An important factor in this debate is the NATO enlargement issue. The Russian government has sought assurances from the U.S. that, if enlargement occurs despite Moscow's opposition, the U.S. would not base nuclear forces on the soil of new NATO members in Central and Eastern Europe. At the same time, Belarus and Ukraine have been discussing a NWFZ from the Baltic to the Black Sea. In September 1996, U.S. Secretary of Defense William Perry announced that the U.S. was not prepared to make a commitment to refrain from nuclear deployments to potential new Alliance members. He did state, however, that 'there is no interest and no plan in NATO today for either increasing the number, the quantity, of nuclear weapons or increasing places where they are based'.

Advocates of a no-first-use policy argue that it would help resolve NATO enlargement issues if a promise not to deploy nuclear weapons on the territory of new members was made and coupled with a no-first-use commitment. Given Russia's own first- use doctrine, however, it will be difficult for NATO to adopt such a policy without Russian reciprocity.

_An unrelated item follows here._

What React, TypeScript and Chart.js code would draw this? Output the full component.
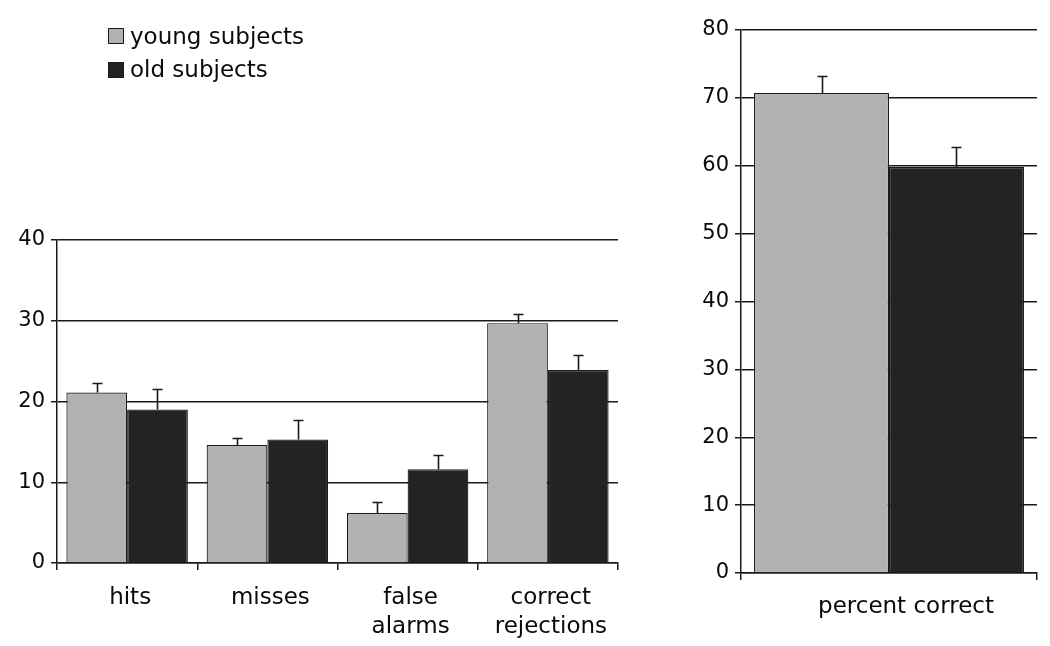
import React, { useEffect, useRef } from "react";
import { Chart, registerables } from "chart.js";

Chart.register(...registerables);

// ---- data ----
const categories: string[][] = [["hits"], ["misses"], ["false", "alarms"], ["correct", "rejections"]];
const youngValues = [21.1, 14.6, 6.2, 29.7];
const oldValues = [19.0, 15.3, 11.6, 23.9];
const youngErrors = [1.2, 0.9, 1.3, 1.1];
const oldErrors = [2.5, 2.4, 1.8, 1.8];
const leftTicks = [0, 10, 20, 30, 40];

const percentCategories = ["percent correct"];
const percentYoung = [70.7];
const percentOld = [59.8];
const percentYoungErrors = [2.5];
const percentOldErrors = [2.9];
const rightTicks = [0, 10, 20, 30, 40, 50, 60, 70, 80];

const seriesNames = ["young subjects", "old subjects"];

// ---- styles ----
const YOUNG_COLOR = "#b2b2b2";
const OLD_COLOR = "#232323";
const INK = "#0a0a0a";
const LINE = "#1a1a1a";
const FONT = "'DejaVu Sans', Verdana, sans-serif";

const errorBarPlugin = {
  id: "errorBars",
  afterDatasetsDraw(chart: any) {
    const ctx = chart.ctx;
    const yScale = chart.scales.y;
    chart.data.datasets.forEach((ds: any, i: number) => {
      const meta = chart.getDatasetMeta(i);
      const errs: number[] = ds.errors || [];
      meta.data.forEach((bar: any, j: number) => {
        const v = ds.data[j];
        const e = errs[j];
        if (e == null) return;
        const x = Math.round(bar.x) + 0.5;
        const y0 = yScale.getPixelForValue(v);
        const y1 = Math.round(yScale.getPixelForValue(v + e)) + 0.5;
        ctx.save();
        ctx.strokeStyle = LINE;
        ctx.lineWidth = 1.6;
        ctx.beginPath();
        ctx.moveTo(x, y0);
        ctx.lineTo(x, y1);
        ctx.moveTo(x - 5, y1);
        ctx.lineTo(x + 5, y1);
        ctx.stroke();
        ctx.restore();
      });
    });
  },
};

function makeConfig(p: {
  labels: any[];
  young: number[];
  old: number[];
  youngErr: number[];
  oldErr: number[];
  ticks: number[];
  catPct: number;
  yWidth: number;
  xHeight: number;
  padding: { top: number; right: number; left: number; bottom: number };
  labelOffset: number;
  labelPadding: number;
}): any {
  return {
    type: "bar",
    data: {
      labels: p.labels,
      datasets: [
        {
          label: seriesNames[0],
          data: p.young,
          errors: p.youngErr,
          backgroundColor: YOUNG_COLOR,
          borderColor: LINE,
          borderWidth: 1.2,
          categoryPercentage: p.catPct,
          barPercentage: 1,
        },
        {
          label: seriesNames[1],
          data: p.old,
          errors: p.oldErr,
          backgroundColor: OLD_COLOR,
          borderColor: LINE,
          borderWidth: 1.2,
          categoryPercentage: p.catPct,
          barPercentage: 1,
        },
      ],
    },
    options: {
      responsive: false,
      animation: false,
      devicePixelRatio: 1,
      layout: { padding: p.padding },
      plugins: { legend: { display: false }, tooltip: { enabled: false } },
      scales: {
        x: {
          grid: {
            display: true,
            drawOnChartArea: false,
            drawTicks: true,
            tickLength: 7,
            color: LINE,
            lineWidth: 1.5,
            offset: true,
          },
          border: { display: true, color: LINE, width: 1.5 },
          ticks: {
            color: INK,
            font: { family: FONT, size: 23, lineHeight: 1.25 },
            padding: p.labelPadding,
            maxRotation: 0,
            autoSkip: false,
            labelOffset: p.labelOffset,
          },
          afterFit: (scale: any) => {
            scale.height = p.xHeight;
          },
        },
        y: {
          min: p.ticks[0],
          max: p.ticks[p.ticks.length - 1],
          afterBuildTicks: (scale: any) => {
            scale.ticks = p.ticks.map((v) => ({ value: v }));
          },
          grid: {
            display: true,
            drawOnChartArea: true,
            drawTicks: true,
            tickLength: 6,
            color: LINE,
            lineWidth: 1.5,
          },
          border: { display: true, color: LINE, width: 1.5 },
          ticks: {
            color: INK,
            font: { family: FONT, size: 21 },
            padding: 6,
          },
          afterFit: (scale: any) => {
            scale.width = p.yWidth;
          },
        },
      },
    },
    plugins: [errorBarPlugin],
  };
}

function BarChart(props: { config: any; width: number; height: number; left: number; top: number }) {
  const ref = useRef<HTMLCanvasElement | null>(null);
  useEffect(() => {
    if (!ref.current) return;
    const chart = new Chart(ref.current, props.config);
    return () => chart.destroy();
  }, []);
  return (
    <canvas
      ref={ref}
      width={props.width}
      height={props.height}
      style={{
        position: "absolute",
        left: props.left,
        top: props.top,
        width: props.width,
        height: props.height,
        display: "block",
      }}
    />
  );
}

function LegendItem(props: { color: string; text: string; top: number; boxTop: number }) {
  return (
    <>
      <div
        style={{
          position: "absolute",
          left: 108,
          top: props.boxTop,
          width: 14,
          height: 14,
          background: props.color,
          border: `1px solid ${LINE}`,
        }}
      />
      <div
        style={{
          position: "absolute",
          left: 130,
          top: props.top,
          fontFamily: FONT,
          fontSize: 23,
          lineHeight: "27px",
          color: INK,
          whiteSpace: "nowrap",
        }}
      >
        {props.text}
      </div>
    </>
  );
}

export default function App() {
  const leftConfig = makeConfig({
    labels: categories,
    young: youngValues,
    old: oldValues,
    youngErr: youngErrors,
    oldErr: oldErrors,
    ticks: leftTicks,
    catPct: 0.866,
    yWidth: 57,
    xHeight: 83,
    padding: { top: 240, right: 32, left: 0, bottom: 0 },
    labelOffset: 3,
    labelPadding: 14,
  });
  const rightConfig = makeConfig({
    labels: percentCategories,
    young: percentYoung,
    old: percentOld,
    youngErr: percentYoungErrors,
    oldErr: percentOldErrors,
    ticks: rightTicks,
    catPct: 0.912,
    yWidth: 82,
    xHeight: 73,
    padding: { top: 30, right: 12, left: 0, bottom: 0 },
    labelOffset: 17,
    labelPadding: 13,
  });
  return (
    <div
      style={{
        position: "absolute",
        left: 0,
        top: 0,
        width: 1050,
        height: 646,
        background: "#ffffff",
        overflow: "hidden",
      }}
    >
      <BarChart config={leftConfig} width={650} height={646} left={0} top={0} />
      <BarChart config={rightConfig} width={390} height={646} left={659} top={0} />
      <LegendItem color={YOUNG_COLOR} text={seriesNames[0]} top={23} boxTop={28} />
      <LegendItem color={OLD_COLOR} text={seriesNames[1]} top={56} boxTop={62} />
    </div>
  );
}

As the Washington debate intensifies, it is bound to engage U.S. allies in Europe and Asia. The old justification for NATO's first-use option against conventional forces has been reduced by the collapse of the Russian military. The new justification for a first-use option against biological or chemical weapons is easier to make on military grounds, but it contradicts the commitments made to gain permanent extension of the NPT and the protocols to NWFZs. Assessing the trade-offs between these policies will be a difficult and potentially divisive issue for the U.S. and its allies.

A policy of deliberate ambiguity - officially maintaining current non-use commitments, while quietly insisting that a belligerent nuclear response is still possible - is the most likely outcome. Any U.S. administration is reluctant to reject the advice of the Pentagon, and of supporters in Congress, who insist that U.S. forces need nuclear weapons to deter or defeat opponents armed with chemical and biological weapons. The administration will also, however, want to reduce the potential damage to the non-proliferation regime by not openly backtracking away from non-use pledges. 'Fuzzing the issue' is the likely policy, but neither the Pentagon nor European allies and non- nuclear states will be fully satisfied with such a compromise.